Note: Originally, I posted this as an update to yesterday's article Sex, Love, and Marriage in Modern Society, but in retrospect, I think it deserves a separate post. See below...
To continue the dialogue, last night, I sent Lawrence Auster the following email...
As a young man (29), I wanted to tell you about some of my first-hand experiences with women of my generation (in contrast to the women of your era). First, let me say that while I don't like the terms "alpha male" and "beta male" any more than you do (I'd rather just call myself a "man," period), I'll play along with the game and identify myself as a "beta male." And by that I mean that I have no discernible superiority in the traditional masculine traits of physical strength, attractiveness, or charisma. What I lack in these traits are offset (I hope) through my intelligence, creativity, and character. In any case, what are the dating prospects of a "beta male" such as myself? Well, let me put it this way: Throughout my teenage years and young adulthood, I have been privileged to know many "good men"--men who--by any sane standard--would be considered excellent husbands. Unfortunately, I can't give the same compliment to the opposite sex. I have known very few "good women" in my lifetime. Today, most young women are a strange hybrid of men and women. They lack the feminine qualities that men have always appreciated (and continue to appreciate, even if we won't admit it). Meanwhile, women are adopting some of the worst vices of our sex (excessive drinking, casual sexual activity, ruthless careerism, etc.). Fortunately, when it comes to those few women who over the years I have come to like in a romantic sense, I've had some good success. Indeed, I'm currently engaged. But I'm lucky. Most men aren't. Therein lies the problem.
Let me give you an example of today's twenty-something "lady." About five years ago (I was 24 at the time), I met a friend of mine for dinner. He brought along his new girlfriend--a petite recent college grad--pretty in an unaffecting way--and quite shy--dare I say, almost timid. Also, she was smart. She worked for the government. In any case, the three of us had a nice evening together, and I left the restaurant thinking: "What a nice girl. She and [my friend] have a bright future together."
Boy was I wrong, Lawrence. Later on, I learned the truth of how my friend and his girlfriend met: They met at a party. And that very same night, they had sex together in the bathroom. After that, they went on a few dates. And then their relationship ended.
Sad, isn't it? And to think: Those are the respectable (!) women!
We are in trouble, my friend. Once these women (and men) advance through society and gain power, we in for a rough time, indeed. The level of their moral corruption should not be underestimated.
Mr. Auster replied:
Very interesting and disturbing (I realize I'm overusing that word lately).I responded:
Yes, I agree.
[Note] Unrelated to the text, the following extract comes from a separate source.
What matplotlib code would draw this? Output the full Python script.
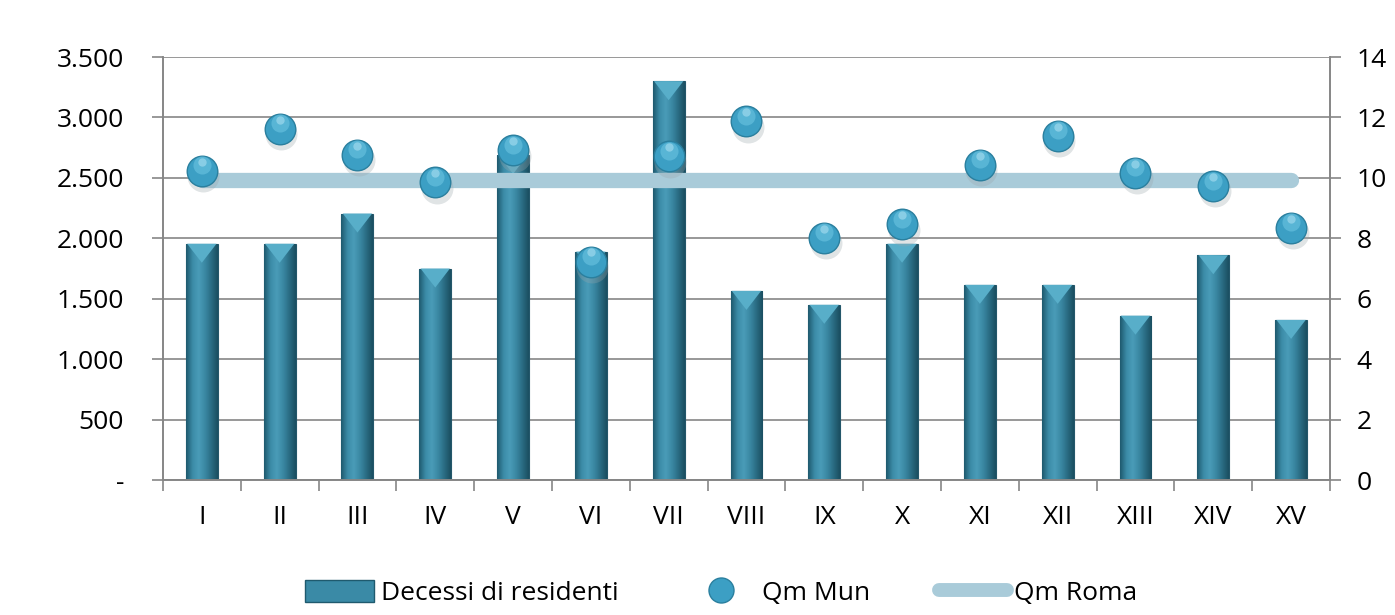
import numpy as np
import matplotlib
matplotlib.use("Agg")
import matplotlib.pyplot as plt
from matplotlib.patches import Rectangle
from matplotlib.lines import Line2D
from matplotlib.ticker import FuncFormatter, MultipleLocator
from matplotlib.colors import LinearSegmentedColormap

plt.rcParams['font.family'] = ['Open Sans', 'DejaVu Sans']

# data
municipi = ["I", "II", "III", "IV", "V", "VI", "VII", "VIII", "IX", "X",
            "XI", "XII", "XIII", "XIV", "XV"]
decessi = [1955, 1955, 2205, 1750, 2690, 1890, 3300, 1565, 1450, 1955,
           1615, 1615, 1360, 1860, 1325]
qm_mun = [10.23, 11.62, 10.76, 9.85, 10.92, 7.23, 10.72, 11.88, 8.02, 8.46,
          10.43, 11.40, 10.17, 9.73, 8.35]
qm_roma = [9.93] * 15

BAR_COL = "#3a8aa6"
DOT_COL = "#3c9fc4"
LINE_COL = "#a9cbd9"
GRID_COL = "#868686"
FS = 19

fig = plt.figure(figsize=(13.95, 6.15), dpi=100)
ax = fig.add_axes([0.1168, 0.2195, 0.8366, 0.6878])
ax2 = ax.twinx()

x = np.arange(len(municipi))

# bars with a cylinder-like gradient
bar_cmap = LinearSegmentedColormap.from_list(
    "cyl", ["#1f5a6e", "#3b8ba7", "#4a9cb8", "#3a88a3", "#2a6c83", "#1b4f61"])
bars = ax.bar(x, decessi, width=0.41, color=BAR_COL, edgecolor="#24576a",
              lw=0.8, zorder=2)
grad = np.linspace(0, 1, 64).reshape(1, -1)
for b in bars:
    x0, w, h = b.get_x(), b.get_width(), b.get_height()
    im = ax.imshow(grad, cmap=bar_cmap, aspect="auto",
                   extent=(x0, x0 + w, 0, h), zorder=2.1, interpolation="bicubic")
    im.set_clip_path(b)
    # bevelled top
    bev = 0.045 * 3500
    ax.fill([x0 + w * 0.04, x0 + w * 0.96, x0 + w * 0.5], [h, h, h - bev],
            color="#58aec9", zorder=2.2, lw=0)

ax.set_xlim(-0.5, len(municipi) - 0.5)
ax.set_ylim(0, 3500)
ax.yaxis.set_major_locator(MultipleLocator(500))
ax.yaxis.set_major_formatter(FuncFormatter(
    lambda v, p: "-" if v == 0 else f"{int(v):,}".replace(",", ".")))
ax.grid(axis="y", color=GRID_COL, lw=1.2, zorder=0)
ax.set_axisbelow(True)

ax.set_xticks(x)
ax.set_xticklabels(municipi)
ax.set_xticks(np.arange(-0.5, len(municipi)), minor=True)
ax.tick_params(axis="x", which="major", length=0, pad=18, labelsize=FS)
ax.tick_params(axis="x", which="minor", length=8, color=GRID_COL, width=1.2)
ax.tick_params(axis="y", length=8, color=GRID_COL, width=1.2, pad=20, labelsize=FS)

# right axis
ax2.set_ylim(0, 14)
ax2.yaxis.set_major_locator(MultipleLocator(2))
ax2.tick_params(axis="y", length=8, color=GRID_COL, width=1.2, pad=11, labelsize=FS)
ax2.plot(x, qm_roma, color=LINE_COL, lw=11, solid_capstyle="round", zorder=3)
# shadow, sphere and highlight for points
ax2.plot(x + 0.02, np.array(qm_mun) - 0.18, "o", ms=23, color="#9aa6ab",
         alpha=0.3, mec="none", zorder=3.5)
ax2.plot(x, qm_mun, "o", ms=22, color=DOT_COL, mec="#2a7f9e", mew=1, zorder=4)
ax2.plot(x, np.array(qm_mun) + 0.18, "o", ms=13, color="#6cc4e2",
         alpha=0.6, mec="none", zorder=4.1)
ax2.plot(x, np.array(qm_mun) + 0.3, "o", ms=6, color="#b8e6f6",
         alpha=0.5, mec="none", zorder=4.2)

for a in (ax, ax2):
    a.spines["top"].set_visible(False)
    for s in ("left", "right", "bottom"):
        a.spines[s].set_color(GRID_COL)
        a.spines[s].set_linewidth(1.2)
ax.set_zorder(ax2.get_zorder() - 1)
ax2.patch.set_visible(False)

handles = [
    Rectangle((0, 0), 1, 1, facecolor=BAR_COL, edgecolor="#1f5a6e"),
    Line2D([], [], ls="none", marker="o", ms=18, color=DOT_COL, mec="#2a7f9e"),
    Line2D([], [], color=LINE_COL, lw=10, solid_capstyle="round"),
]
fig.legend(handles, ["Decessi di residenti", "Qm Mun", "Qm Roma"],
           loc="center", bbox_to_anchor=(0.517, 0.036), ncol=3, frameon=False,
           fontsize=FS, handlelength=2.6, handleheight=0.9, columnspacing=2.6,
           handletextpad=0.25)

fig.savefig("out.png", dpi=100)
It is quite disturbing. By the way, it sounds as if you've read (or at least are familiar with) Tom Wolfe's I am Charlotte Simmons. I've read it too. The book came out in 2004. I graduated from college in 2001, so I feel comfortable standing as a witness" for the "truth" of Mr. Wolfe's book--and let me say it is true. Or at least 90 percent true. Charlotte Simmons accurately describes the dating scene at today's colleges and universities, which--needless to say--is appalling. Furthermore, it should be pointed out that the college dating scene doesn't end in college; it continues far beyond. The behavior of today's college women isn't a "phase;" it becomes their very essence. I'm 29 years old, and I'm still waiting for the women of my generation to grow up. Having said all that, I don't want to beat up too much on the fairer sex. I love women. At least real women. And I'm sure many modern gals could spin a tale about how it is really men who are the ones who have debased contemporary romance. Fine. Point taken. But it seems to me--after giving this issue a lot of thought over the last few days--that it really women, not men, who are the heart of the problem, and thus, at the heart of the solution. It is the behavior of women, not men, that has changed most drastically in the past half-century, starting with the Sexual Revolution in the '60s, and accelerating with another, albeit quieter, Revolution in the '90s). Therefore, our best chance for America's renewal rests in the hands of women. I'm not terribly optimistic. And since we know that a person's sexual values is a leading indicator of his or her future behavior, I am not terribly confident about my generation's ability to lead America or Western civilization. The best we can hope for from Generation Y (which voted for Obama 66 percent to 32 percent) is that they will keep the fort running for a few more decades until a culture of reason and morality has a chance to bloom once again.
Lawrence has posted this exchange on his website.